Reste que, sur le fondement de ce constat, le débat qui nous occupe est bien celui de la compétitivité-prix et de la compétitivité hors coût. Je ne reprendrai pas à cet égard les propos éloquents et complets de M. le ministre délégué chargé du budget sur ce sujet. Je rappellerai simplement que, dans le dispositif imaginé par le précédent gouvernement, sur les 13, 2 milliards d’euros de baisses des cotisations sociales, seulement 25 % – un quart ! – bénéficiait au secteur de l’industrie. En d’autres termes, les trois quarts de ces allégements de cotisations patronales profitaient à des activités protégées, absentes de la compétition internationale. Voilà qui affaiblit significativement votre argumentation en faveur de cette TVA !

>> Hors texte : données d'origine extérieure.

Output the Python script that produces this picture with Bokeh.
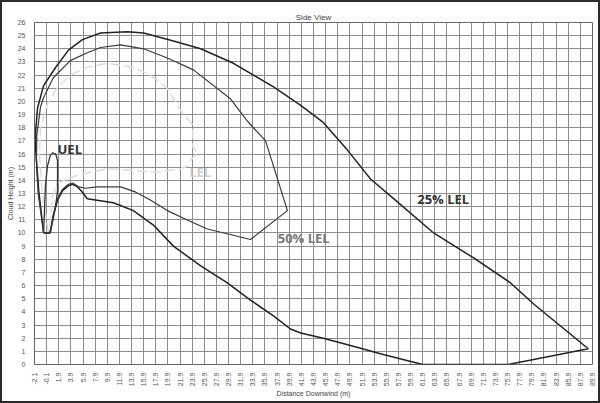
from bokeh.plotting import figure
from bokeh.models import FixedTicker, Label
from bokeh.embed import file_html
from bokeh.resources import INLINE

# ---- data ----
x_ticks = [-2.1, -0.1, 1.9, 3.9, 5.9, 7.9, 9.9, 11.9, 13.9, 15.9, 17.9, 19.9, 21.9, 23.9,
           25.9, 27.9, 29.9, 31.9, 33.9, 35.9, 37.9, 39.9, 41.9, 43.9, 45.9, 47.9, 49.9,
           51.9, 53.9, 55.9, 57.9, 59.9, 61.9, 63.9, 65.9, 67.9, 69.9, 71.9, 73.9, 75.9,
           77.9, 79.9, 81.9, 83.9, 85.9, 87.9, 89.9]
y_ticks = list(range(0, 27))

lel25_x = [-0.6, -1.4, -1.9, -1.9, -1.6, -0.6, 1.4, 3.5, 5.8, 8.8, 13.2, 15.9, 20.8, 25.3,
           30.7, 37.3, 41.8, 45.5, 49.5, 53.3, 57.4, 63.7, 70.3, 76.4, 80.2, 89.2, 76.0,
           61.9, 55.4, 50.0, 45.5, 41.8, 40.1, 37.3, 33.5, 29.7, 25.3, 20.8, 17.5, 14.2,
           10.9, 6.6, 5.8, 5.0, 4.2, 3.5, 2.5, 1.7, 1.0, 0.5, -0.6]
lel25_y = [10.0, 13.2, 16.3, 17.8, 19.5, 21.2, 22.6, 23.9, 24.7, 25.2, 25.3, 25.2, 24.6, 24.0,
           22.9, 21.1, 19.7, 18.4, 16.3, 14.1, 12.5, 10.0, 8.1, 6.2, 4.6, 1.2, 0.0,
           0.0, 0.76, 1.44, 2.0, 2.4, 2.7, 3.7, 4.9, 6.2, 7.5, 9.0, 10.6, 11.7,
           12.3, 12.6, 13.1, 13.5, 13.7, 13.6, 13.2, 12.5, 11.3, 10.0, 10.0]

lel50_x = [-0.6, -1.5, -1.8, -1.7, -1.1, -0.6, 1.0, 3.8, 6.6, 8.8, 12.1, 15.9, 19.8, 24.1,
           30.2, 33.0, 36.0, 39.6, 33.5, 30.0, 26.4, 23.0, 19.8, 17.0, 14.6, 12.1, 10.4,
           8.3, 6.3, 5.2, 4.2, 3.5, 2.5, 1.7, 1.0, 0.5]
lel50_y = [10.0, 13.0, 15.5, 17.5, 19.6, 20.3, 21.8, 23.1, 23.7, 24.1, 24.3, 24.0, 23.3, 22.4,
           20.2, 18.5, 17.0, 11.7, 9.5, 9.9, 10.3, 11.0, 11.7, 12.5, 13.1, 13.5, 13.5,
           13.5, 13.4, 13.5, 13.8, 13.7, 13.3, 12.6, 11.4, 10.0]

lel_x = [0.2, -0.8, -1.3, -1.1, 0.0, 1.7, 3.8, 6.6, 9.9, 14.2, 17.0, 19.8, 22.0, 24.0,
         24.0, 24.8, 23.6, 22.8, 22.0, 18.2, 15.9, 9.9, 5.0, 1.7, 0.9, 0.2]
lel_y = [10.0, 13.0, 16.0, 18.0, 19.8, 21.1, 22.0, 22.6, 22.9, 22.6, 22.0, 21.0, 19.3, 18.2,
         16.5, 16.1, 15.5, 15.0, 14.9, 14.6, 14.7, 14.9, 14.4, 13.8, 12.8, 10.0]

uel_x = [-0.6, -0.45, -0.3, 0.04, 0.5, 0.9, 1.4, 1.7, 1.7, 1.7, 1.4, 0.9, 0.4, -0.6]
uel_y = [10.0, 11.7, 13.6, 15.1, 15.9, 16.1, 16.0, 15.5, 14.4, 13.2, 12.1, 10.9, 10.0, 10.0]

labels_text = ["UEL", "LEL", "50% LEL", "25% LEL"]
labels_x = [1.7, 23.4, 38.0, 61.0]
labels_y = [16.35, 14.6, 9.6, 12.6]
labels_color = ["#333333", "#cfcfcf", "#777777", "#333333"]

# ---- figure ----
p = figure(width=600, height=403, output_backend="svg", toolbar_location=None,
           x_range=(-2.1, 89.9), y_range=(0, 26),
           min_border_left=34, min_border_right=8, min_border_top=22, min_border_bottom=39,
           title="Side View",
           styles={"background-color": "white",
                   "box-shadow": "inset 0 0 0 2px #2a2a2a"})
p.background_fill_color = "white"
p.border_fill_color = "white"
p.border_fill_alpha = 0
p.outline_line_color = "#666666"
p.outline_line_width = 1

p.title.align = "center"
p.title.text_font = "Liberation Sans"
p.title.text_font_size = "8px"
p.title.text_font_style = "normal"
p.title.text_color = "#444444"
p.title.offset = 0
p.title.standoff = 2

for ax in (p.xaxis[0], p.yaxis[0]):
    ax.axis_line_color = None
    ax.major_tick_line_color = None
    ax.minor_tick_line_color = None
    ax.major_label_text_font = "Liberation Sans"
    ax.major_label_text_font_size = "7px"
    ax.major_label_text_color = "#555555"
    ax.axis_label_text_font = "Liberation Sans"
    ax.axis_label_text_font_size = "7px"
    ax.axis_label_text_font_style = "normal"
    ax.axis_label_text_color = "#444444"
    ax.major_label_standoff = 3
    ax.axis_label_standoff = 1

p.xaxis.major_label_standoff = 2
p.xaxis.ticker = FixedTicker(ticks=x_ticks)
p.xaxis.major_label_overrides = {t: f"{t:.1f}" for t in x_ticks}
p.xaxis.major_label_orientation = 1.5708
p.xaxis.axis_label = "Distance Downwind (m)"
p.yaxis.ticker = FixedTicker(ticks=y_ticks)
p.yaxis.axis_label = "Cloud Height (m)"

p.xgrid.ticker = FixedTicker(ticks=x_ticks)
p.ygrid.ticker = FixedTicker(ticks=y_ticks)
for g in (p.xgrid[0], p.ygrid[0]):
    g.grid_line_color = "#8c8c8c"
    g.grid_line_width = 1
    g.grid_line_alpha = 1.0

# ---- curves ----
p.line(lel_x, lel_y, line_color="#dcdcdc", line_width=1.5, line_dash="10 4")
p.line(lel25_x, lel25_y, line_color="#222222", line_width=1.5)
p.line(lel50_x, lel50_y, line_color="#3a3a3a", line_width=1.2)
p.line(uel_x, uel_y, line_color="#333333", line_width=1.3)

for t, x, y, c in zip(labels_text, labels_x, labels_y, labels_color):
    p.add_layout(Label(x=x, y=y, text=t, text_color=c, text_font="Open Sans",
                       text_font_size="13px", text_font_style="bold",
                       text_baseline="middle", text_align="left"))

open("out.html", "w").write(file_html(p, INLINE))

Oui, mes chers collègues, la compétitivité est un problème qui nous concerne tous ! Aujourd’hui, la compétitivité-prix joue en faveur de la Chine et des pays asiatiques, et nous n’avons en ce domaine aucun espoir de retrouver un équilibre. Mais elle s’exerce beaucoup moins dans le monde manufacturier ou dans le monde de l’industrie, et notamment dans les pays européens avec lesquels nous commerçons.

C’est donc sur la compétitivité hors coût qu’il nous faut à l’avenir porter l’effort : dans le domaine de la recherche, de l’innovation et du développement. Et, pour cela, il nous faut fixer comme objectif d’élever l’investissement total en recherche et développement dans notre pays de 2 points à 3 points de PIB.

Aujourd’hui, lorsqu’un Français dispose d’un budget de 50 000 euros et choisit d’acheter une voiture allemande, ce n’est pas parce que celle-ci est moins chère qu’un véhicule français ou parce que le modèle français est de mauvaise qualité ; il le fait pour des raisons plus complexes. C’est donc bien en intervenant sur les éléments de compétitivité hors coût que nous permettrons que, demain, ce Français préférera acheter français.

Mais chers collègues, notre projet et notre ambition sont de construire une nouvelle fiscalité socialement juste et économiquement efficace.

Cette TVA sociale est défavorable à notre économie et à notre société. Cela a été démontré. Son abrogation constitue donc une première étape nécessaire.